The first, most obvious candidate to be dropped is PassengerID. No information was provided to us as to how these keys were derived. Therefore, the keys could have been completely random and may add false correlations or noise to our model.
The second candidate for removal is the passenger Name column. Normally, names can be used to derive missing values of gender, but the gender column holds no empty values. Thus this column is of no use to us, unless we use it to engineer another name column.
The third candidate for removal will be the Ticket column, which represents the ticket serial ID. Much like PassengerID, information is not readily available as to how these ticket strings were derived. Advanced users may dig into historical documents to investigate how the travel agencies set up their ticket names, perform a clustering analysis, or bin the ticket values. Those techniques are out of the scope of this experiment.
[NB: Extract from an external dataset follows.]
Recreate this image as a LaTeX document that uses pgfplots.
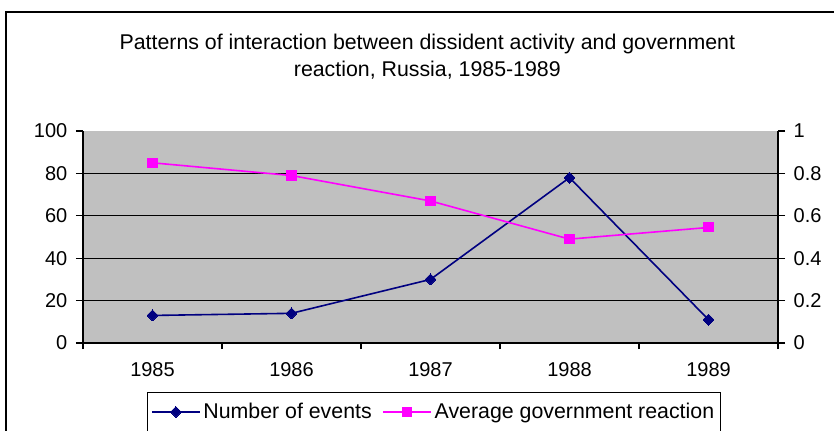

The last candidate to be dropped will be Cabin, which is the cabin number where the passenger stayed. Although this column may hold value when binned, there are 147 missing values in this column (~21% of the data). Advanced users may cluster the cabins by letters, or can dig down into the grit of the actual RMS Titanic ship schematics to derive useful features such as cabin distance from hull breach or average elevation from sea level.
Now that the dropped columns have been chosen, drag in the “Project Columns” module to drop PassengerID, Name, Cabin, and Ticket.